**Written problem:** Starting with the first line of the data below, copy each line up to and including the one containing "plt.rcParams['font.family'] = ['DejaVu". Pictures stay out.

**Given material:**
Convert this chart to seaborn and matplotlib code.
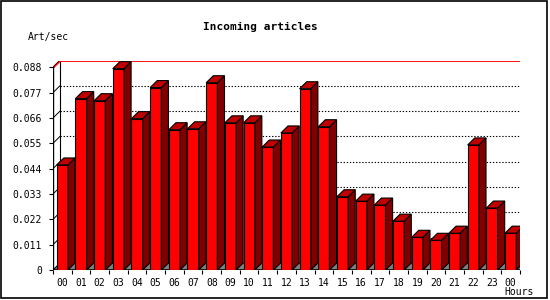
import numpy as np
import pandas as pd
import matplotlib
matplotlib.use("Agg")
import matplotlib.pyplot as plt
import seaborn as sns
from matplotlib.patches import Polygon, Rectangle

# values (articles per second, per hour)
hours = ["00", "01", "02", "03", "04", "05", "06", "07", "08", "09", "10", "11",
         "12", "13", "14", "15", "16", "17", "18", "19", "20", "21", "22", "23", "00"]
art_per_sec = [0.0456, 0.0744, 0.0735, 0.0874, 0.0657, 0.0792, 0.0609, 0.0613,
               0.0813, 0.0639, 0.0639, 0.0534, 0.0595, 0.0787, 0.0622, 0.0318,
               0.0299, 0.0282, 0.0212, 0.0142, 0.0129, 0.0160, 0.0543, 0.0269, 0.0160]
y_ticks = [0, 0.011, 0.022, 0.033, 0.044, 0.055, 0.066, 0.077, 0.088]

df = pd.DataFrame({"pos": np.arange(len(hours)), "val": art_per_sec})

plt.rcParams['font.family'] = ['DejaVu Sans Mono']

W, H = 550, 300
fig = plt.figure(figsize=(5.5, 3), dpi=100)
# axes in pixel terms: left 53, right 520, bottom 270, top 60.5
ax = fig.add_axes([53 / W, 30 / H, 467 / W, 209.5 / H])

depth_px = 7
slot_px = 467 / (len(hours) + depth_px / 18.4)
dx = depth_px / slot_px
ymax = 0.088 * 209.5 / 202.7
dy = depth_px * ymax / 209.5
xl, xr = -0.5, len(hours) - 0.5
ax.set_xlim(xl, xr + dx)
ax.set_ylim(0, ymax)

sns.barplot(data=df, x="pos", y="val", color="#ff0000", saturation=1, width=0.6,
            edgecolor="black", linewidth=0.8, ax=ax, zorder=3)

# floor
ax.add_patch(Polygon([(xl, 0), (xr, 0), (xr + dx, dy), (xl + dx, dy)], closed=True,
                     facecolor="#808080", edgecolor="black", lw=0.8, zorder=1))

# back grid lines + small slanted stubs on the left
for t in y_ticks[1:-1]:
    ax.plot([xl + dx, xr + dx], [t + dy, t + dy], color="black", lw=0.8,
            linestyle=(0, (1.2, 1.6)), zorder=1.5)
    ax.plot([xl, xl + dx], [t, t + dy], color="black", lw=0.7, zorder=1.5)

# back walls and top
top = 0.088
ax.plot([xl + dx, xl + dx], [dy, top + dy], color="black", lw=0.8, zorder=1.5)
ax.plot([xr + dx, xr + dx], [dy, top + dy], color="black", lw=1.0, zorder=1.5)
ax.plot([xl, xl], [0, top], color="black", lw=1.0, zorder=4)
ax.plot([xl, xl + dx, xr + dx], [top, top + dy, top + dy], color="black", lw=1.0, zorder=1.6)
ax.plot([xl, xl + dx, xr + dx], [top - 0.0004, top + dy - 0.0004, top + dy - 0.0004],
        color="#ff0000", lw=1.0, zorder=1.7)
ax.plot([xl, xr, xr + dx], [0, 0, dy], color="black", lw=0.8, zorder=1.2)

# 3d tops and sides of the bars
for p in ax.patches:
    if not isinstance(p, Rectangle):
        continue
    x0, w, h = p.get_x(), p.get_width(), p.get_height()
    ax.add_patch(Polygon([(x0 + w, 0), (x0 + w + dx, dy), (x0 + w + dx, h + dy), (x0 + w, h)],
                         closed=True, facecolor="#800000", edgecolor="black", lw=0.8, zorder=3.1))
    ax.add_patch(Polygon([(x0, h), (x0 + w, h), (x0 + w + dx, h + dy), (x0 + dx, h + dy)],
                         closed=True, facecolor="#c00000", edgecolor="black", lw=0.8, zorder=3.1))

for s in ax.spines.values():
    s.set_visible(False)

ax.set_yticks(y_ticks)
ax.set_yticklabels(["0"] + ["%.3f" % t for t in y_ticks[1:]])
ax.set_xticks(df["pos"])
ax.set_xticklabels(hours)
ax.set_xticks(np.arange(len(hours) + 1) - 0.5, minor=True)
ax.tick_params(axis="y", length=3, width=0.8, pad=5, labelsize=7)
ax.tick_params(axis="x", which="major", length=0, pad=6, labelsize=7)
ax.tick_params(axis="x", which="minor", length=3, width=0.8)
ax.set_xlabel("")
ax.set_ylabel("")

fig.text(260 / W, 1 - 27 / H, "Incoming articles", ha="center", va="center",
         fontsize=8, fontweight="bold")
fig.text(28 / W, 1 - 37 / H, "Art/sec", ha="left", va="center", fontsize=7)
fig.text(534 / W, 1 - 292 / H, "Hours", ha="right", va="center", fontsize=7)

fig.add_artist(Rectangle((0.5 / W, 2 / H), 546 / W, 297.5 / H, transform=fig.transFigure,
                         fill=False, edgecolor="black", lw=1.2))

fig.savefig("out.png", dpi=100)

**Solution below:**
Convert this chart to seaborn and matplotlib code.
import numpy as np
import pandas as pd
import matplotlib
matplotlib.use("Agg")
import matplotlib.pyplot as plt
import seaborn as sns
from matplotlib.patches import Polygon, Rectangle

# values (articles per second, per hour)
hours = ["00", "01", "02", "03", "04", "05", "06", "07", "08", "09", "10", "11",
         "12", "13", "14", "15", "16", "17", "18", "19", "20", "21", "22", "23", "00"]
art_per_sec = [0.0456, 0.0744, 0.0735, 0.0874, 0.0657, 0.0792, 0.0609, 0.0613,
               0.0813, 0.0639, 0.0639, 0.0534, 0.0595, 0.0787, 0.0622, 0.0318,
               0.0299, 0.0282, 0.0212, 0.0142, 0.0129, 0.0160, 0.0543, 0.0269, 0.0160]
y_ticks = [0, 0.011, 0.022, 0.033, 0.044, 0.055, 0.066, 0.077, 0.088]

df = pd.DataFrame({"pos": np.arange(len(hours)), "val": art_per_sec})

plt.rcParams['font.family'] = ['DejaVu Sans Mono']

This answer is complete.